Tuohy was born on October 1, 1926 in Chicago, Illinois, and was brought up in that city. In 1945 he joined the U.S. Navy, and served for two years aboard a submarine rescue vessel, USS Florikan, in the Pacific.
In 1947, and after leaving the navy, Tuohy was injured in a train wreck, and as a result with a pronounced limp for the rest of his life. He returned to Illinois and studied English at the Weinberg College of Arts and Sciences, graduating from Northwestern University in 1951. The following year he went to work at the San Francisco Chronicle as a copy boy.

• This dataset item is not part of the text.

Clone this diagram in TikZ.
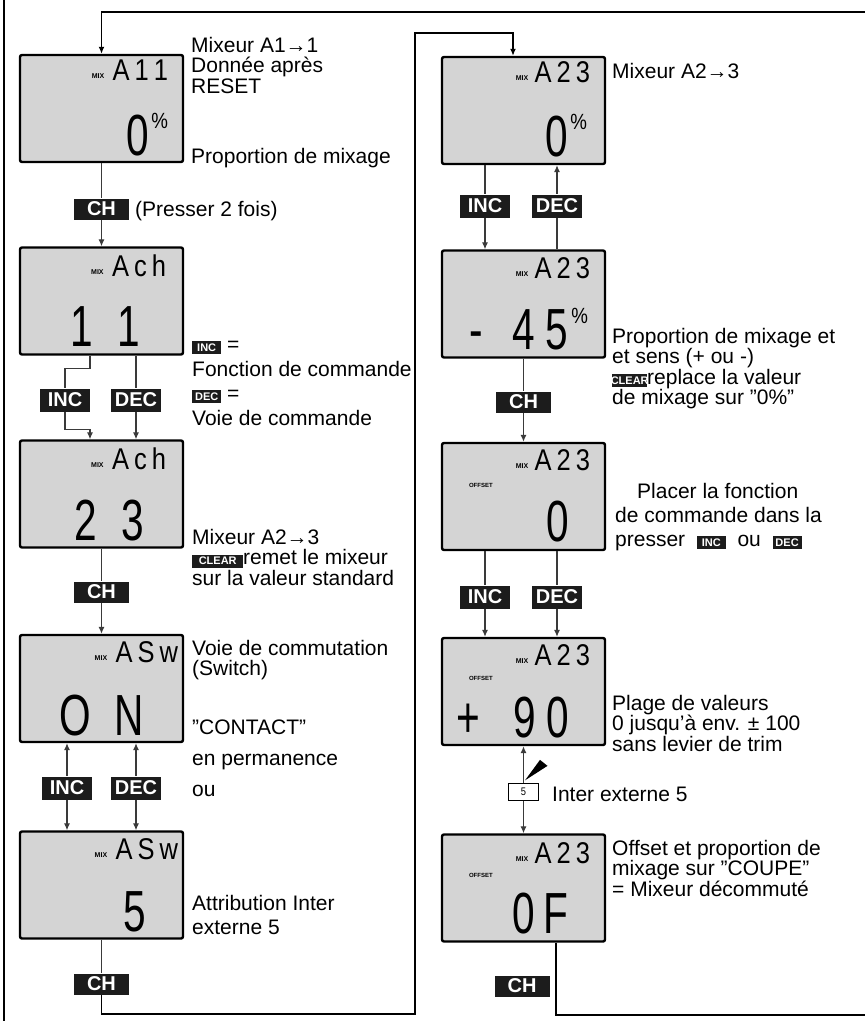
\documentclass[tikz,border=0pt]{standalone}
\usepackage{fontspec}
\setmainfont{Liberation Sans}
\newfontfamily\lcdfont[FakeStretch=0.7]{Liberation Sans}
\newfontfamily\lcdsmall[FakeStretch=0.85]{Liberation Sans}
\usetikzlibrary{arrows.meta,calc}
\definecolor{LcdGrey}{HTML}{D4D4D4}
\definecolor{KeyBlack}{HTML}{1C1C1C}
\definecolor{WireGrey}{HTML}{3A3A3A}
\newcommand\minikey[2][24pt]{{\setlength\fboxsep{2.5pt}\colorbox{KeyBlack}{\makebox[#1]{\color{white}\fontsize{11}{11}\selectfont\bfseries #2}}}}

\begin{document}
\begin{tikzpicture}[x=1pt,y=-1pt,
  lcd/.style={draw=black,line width=2.4pt,fill=LcdGrey,rounded corners=2pt,minimum width=163pt,minimum height=107pt,inner sep=0pt},
  key/.style={fill=KeyBlack,text=white,font=\fontsize{20}{20}\selectfont\bfseries,inner sep=0pt,minimum width=50pt,minimum height=23pt},
  chkey/.style={key,minimum width=55pt,minimum height=21pt},
  swbox/.style={draw=black,line width=1.3pt,fill=white,minimum width=30pt,minimum height=17pt,inner sep=0pt,font=\lcdsmall\fontsize{11}{11}\selectfont},
  lbl/.style={anchor=north west,align=left,inner sep=0pt,font=\fontsize{21}{20.5}\selectfont},
  segtop/.style={inner sep=0pt,anchor=base east,font=\lcdsmall\fontsize{30}{30}\selectfont},
  segbig/.style={inner sep=0pt,anchor=base east,font=\lcdfont\fontsize{58}{58}\selectfont},
  pct/.style={inner sep=0pt,anchor=north west,font=\lcdsmall\fontsize{22}{22}\selectfont},
  mixtag/.style={inner sep=0pt,anchor=base east,font=\fontsize{7}{7}\selectfont\bfseries},
  offtag/.style={inner sep=0pt,anchor=base west,font=\fontsize{6}{6}\selectfont\bfseries},
  conn/.style={draw=WireGrey,line width=1.1pt},
  loopln/.style={draw=black,line width=1.7pt},
  >={Latex[length=7pt,width=6pt]}]
\useasboundingbox (0,0) rectangle (865,1021);
\draw[loopln] (4,0) -- (4,1021);

\node[lcd] (b1) at (101.5,108.5) {};
\node[lcd] (b2) at (101.5,301) {};
\node[lcd] (b3) at (101.5,494) {};
\node[lcd] (b4) at (101.5,688.5) {};
\node[lcd] (b5) at (101.5,885) {};
\node[lcd] (r1) at (523.5,110.5) {};
\node[lcd] (r2) at (523.5,304) {};
\node[lcd] (r3) at (523.5,496.5) {};
\node[lcd] (r4) at (523.5,691.5) {};
\node[lcd] (r5) at (523.5,888) {};

\node[segtop] (b1top) at ($(b1.north east)+(-16,27)$) {A\,1\,1};
\node[mixtag] (b1mix) at ($(b1top.base west)+(-8,-2)$) {MIX};
\node[segbig] (b1val) at ($(b1.south east)+(-35,-8)$) {0};
\node[pct] (b1pct) at ($(b1val.base east)+(2,-42)$) {\%};
\node[segtop] (b2top) at ($(b2.north east)+(-18,30)$) {A\,c\,h};
\node[mixtag] (b2mix) at ($(b2top.base west)+(-8,-2)$) {MIX};
\node[segbig] (b2val) at ($(b2.south east)+(-44,-9)$) {1\hspace{24pt}1};
\node[segtop] (b3top) at ($(b3.north east)+(-18,30)$) {A\,c\,h};
\node[mixtag] (b3mix) at ($(b3top.base west)+(-8,-2)$) {MIX};
\node[segbig] (b3val) at ($(b3.south east)+(-40,-8)$) {2\hspace{24pt}3};
\node[segtop] (b4top) at ($(b4.north east)+(-6,29)$) {A\,S\,w};
\node[mixtag] (b4mix) at ($(b4top.base west)+(-8,-2)$) {MIX};
\node[segbig] (b4val) at ($(b4.south east)+(-40,-8)$) {O\hspace{24pt}N};
\node[segtop] (b5top) at ($(b5.north east)+(-6,29)$) {A\,S\,w};
\node[mixtag] (b5mix) at ($(b5top.base west)+(-8,-2)$) {MIX};
\node[segbig] (b5val) at ($(b5.south east)+(-38,-8)$) {5};

\node[segtop] (r1top) at ($(r1.north east)+(-16,27)$) {A\,2\,3};
\node[mixtag] (r1mix) at ($(r1top.base west)+(-6,-2)$) {MIX};
\node[segbig] (r1val) at ($(r1.south east)+(-38,-9)$) {0};
\node[pct] (r1pct) at ($(r1val.base east)+(2,-42)$) {\%};
\node[segtop] (r2top) at ($(r2.north east)+(-16,29)$) {A\,2\,3};
\node[mixtag] (r2mix) at ($(r2top.base west)+(-6,-2)$) {MIX};
\node[segbig] (r2val) at ($(r2.south east)+(-38,-9)$) {-\hspace{30pt}4\hspace{10pt}5};
\node[pct] (r2pct) at ($(r2val.base east)+(3,-42)$) {\%};
\node[segtop] (r3top) at ($(r3.north east)+(-16,29)$) {A\,2\,3};
\node[mixtag] (r3mix) at ($(r3top.base west)+(-6,-2)$) {MIX};
\node[offtag] (r3off) at ($(r3.north west)+(28,46)$) {OFFSET};
\node[segbig] (r3val) at ($(r3.south east)+(-37,-10)$) {0};
\node[segtop] (r4top) at ($(r4.north east)+(-16,29)$) {A\,2\,3};
\node[mixtag] (r4mix) at ($(r4top.base west)+(-6,-2)$) {MIX};
\node[offtag] (r4off) at ($(r4.north west)+(28,44)$) {OFFSET};
\node[segbig] (r4val) at ($(r4.south east)+(-37,-9)$) {+\hspace{34pt}9\hspace{10pt}0};
\node[segtop] (r5top) at ($(r5.north east)+(-16,30)$) {A\,2\,3};
\node[mixtag] (r5mix) at ($(r5top.base west)+(-6,-2)$) {MIX};
\node[offtag] (r5off) at ($(r5.north west)+(28,44)$) {OFFSET};
\node[segbig] (r5val) at ($(r5.south east)+(-38,-9)$) {0\hspace{8pt}F};

\node[chkey] (ch1) at (101.5,209) {CH};
\node[key] (inc2) at (65,400) {INC};
\node[key] (dec2) at (136,400) {DEC};
\node[chkey] (ch3) at (101.5,592) {CH};
\node[key] (inc4) at (67,788) {INC};
\node[key] (dec4) at (136,788) {DEC};
\node[chkey] (ch5) at (101.5,984) {CH};
\node[key] (rinc1) at (485,206) {INC};
\node[key] (rdec1) at (557,206) {DEC};
\node[chkey] (rch2) at (523.5,402) {CH};
\node[key] (rinc3) at (485,597) {INC};
\node[key] (rdec3) at (557,597) {DEC};
\node[swbox] (sw) at (523.5,792) {5};
\node[chkey] (rch5) at (522,986) {CH};

\coordinate (j2) at (90,0);
\coordinate (lpb) at (415,1014);
\coordinate (lpt) at (415,33);
\coordinate (r1in) at (513,0);
\coordinate (rout) at (556,0);
\coordinate (rpe) at (865,1015);
\coordinate (tpe) at (865,12);

\draw[conn] (b1) -- (ch1);
\draw[conn,->] (ch1) -- (b2);
\draw[conn] (b2.south -| j2) |- ($(inc2.north)+(0,-20)$) -- (inc2.north);
\draw[conn,->] (inc2.south) |- ($(b3.north -| j2)+(0,-10)$) -- (b3.north -| j2);
\draw[conn] (b2.south -| dec2) -- (dec2);
\draw[conn,->] (dec2) -- (b3.north -| dec2);
\draw[conn] (b3) -- (ch3);
\draw[conn,->] (ch3) -- (b4);
\draw[conn,<-] (b4.south -| inc4) -- (inc4);
\draw[conn,->] (inc4) -- (b5.north -| inc4);
\draw[conn,<-] (b4.south -| dec4) -- (dec4);
\draw[conn,->] (dec4) -- (b5.north -| dec4);
\draw[conn] (b5) -- (ch5);
\draw[loopln,->] (ch5) |- (lpb) -- (lpt) -| (r1.north -| r1in);

\draw[conn] (r1.south -| rinc1) -- (rinc1);
\draw[conn,->] (rinc1) -- (r2.north -| rinc1);
\draw[conn,<-] (r1.south -| rdec1) -- (rdec1);
\draw[conn] (rdec1) -- (r2.north -| rdec1);
\draw[conn] (r2) -- (rch2);
\draw[conn,->] (rch2) -- (r3);
\draw[conn] (r3.south -| rinc3) -- (rinc3);
\draw[conn,->] (rinc3) -- (r4.north -| rinc3);
\draw[conn] (r3.south -| rdec3) -- (rdec3);
\draw[conn,->] (rdec3) -- (r4.north -| rdec3);
\draw[conn,<-] (r4.south -| sw) -- (sw);
\draw[conn,->] (sw) -- (r5.north -| sw);
\fill[black] ($(sw.north)+(1.5,-2.5)$) -- ($(sw.north)+(16.5,-23)$) -- ($(sw.north)+(24,-17)$) -- cycle;
\draw[loopln] (r5.south -| rout) |- (rpe);
\draw[loopln,->] (tpe) -| (b1.north);

\node[lbl] (t1) at (191,37) {Mixeur A1→1\\Donnée après\\RESET};
\node[lbl] (t1b) at (191,148) {Proportion de mixage};
\node[lbl] (t1c) at (135,201) {(Presser 2 fois)};
\node[lbl,font=\fontsize{21}{24.5}\selectfont] (t2) at (192,341) {\minikey{INC} =\\Fonction de commande\\\minikey{DEC} =\\Voie de commande};
\node[lbl] (t3) at (192,529) {Mixeur A2→3\\\minikey[46pt]{CLEAR}remet le mixeur\\sur la valeur standard};
\node[lbl] (t4) at (192,640) {Voie de commutation\\(Switch)};
\node[lbl,font=\fontsize{21}{31}\selectfont] (t4b) at (192,720) {"CONTACT"\\en permanence\\ou};
\node[lbl,font=\fontsize{21}{24}\selectfont] (t5) at (192,895) {Attribution Inter\\externe 5};
\node[lbl] (u1) at (612,63) {Mixeur A2→3};
\node[lbl] (u2) at (612,328) {Proportion de mixage et\\et sens (+ ou -)\\\minikey[30pt]{CLEAR}replace la valeur\\de mixage sur "0\%"};
\node[lbl,font=\fontsize{21}{24}\selectfont] (u3) at (615,483) {\hspace*{22pt}Placer la fonction\\de commande dans la\\presser \ \minikey{INC} \ ou \ \minikey{DEC}};
\node[lbl] (u4) at (612,695) {Plage de valeurs\\0 jusqu'à env. ± 100\\sans levier de trim};
\node[lbl] (u4b) at (552,787) {Inter externe 5};
\node[lbl] (u5) at (612,840) {Offset et proportion de\\mixage sur "COUPE"\\= Mixeur décommuté};
\end{tikzpicture}
\end{document}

At the San Francisco Chronicle, Tuohy gained promotion to reporter and, eventually, editor on the city desk. He joined Newsweek magazine in 1959, covering the 1964 presidential campaign and briefly working as the assistant national editor. Tuohy was appointed Newsweek's foreign correspondent in Saigon in 1965, just as the United States was entering the Vietnam War. He was there when the United States began bombing North Vietnam, and when the first US combat troops came ashore at Da Nang.
In 1966 Tuohy joined the Los Angeles Times as the Saigon Bureau Chief. In 1969 Tuohy won the Pulitzer Prize for International Reporting for his Vietnam War correspondence the previous year. Tuohy had a lengthy career as a foreign correspondent. He served as Beirut Bureau Chief from 1968 to 1973, Rome Bureau Chief from 1973 to 1977, London Bureau Chief from 1977 to 1985, Bonn Bureau Chief from 1985 to 1990 and European Security Correspondent from 1990 to 1995. In addition to postings as bureau chief, he covered the Fall of Saigon, the Fall of the Berlin Wall, The Troubles of Northern Ireland, and the first Gulf War.
In 1979, when fellow Los Angeles Times correspondent Joe Alex Morris Jr. was killed in the early days of the Iranian Revolution, Tuohy hired a Learjet and flew into Tehran airport, even though the airport was closed to traffic and occupied by the Revolutionary Guards. After negotiations, he received Morris's body and flew back to the US, returning the body to Morris's family.
In 1989, he published a memoir, Dangerous Company, Inside the World's Hottest Trouble Spots with a Pulitzer Prize-Winning Correspondent.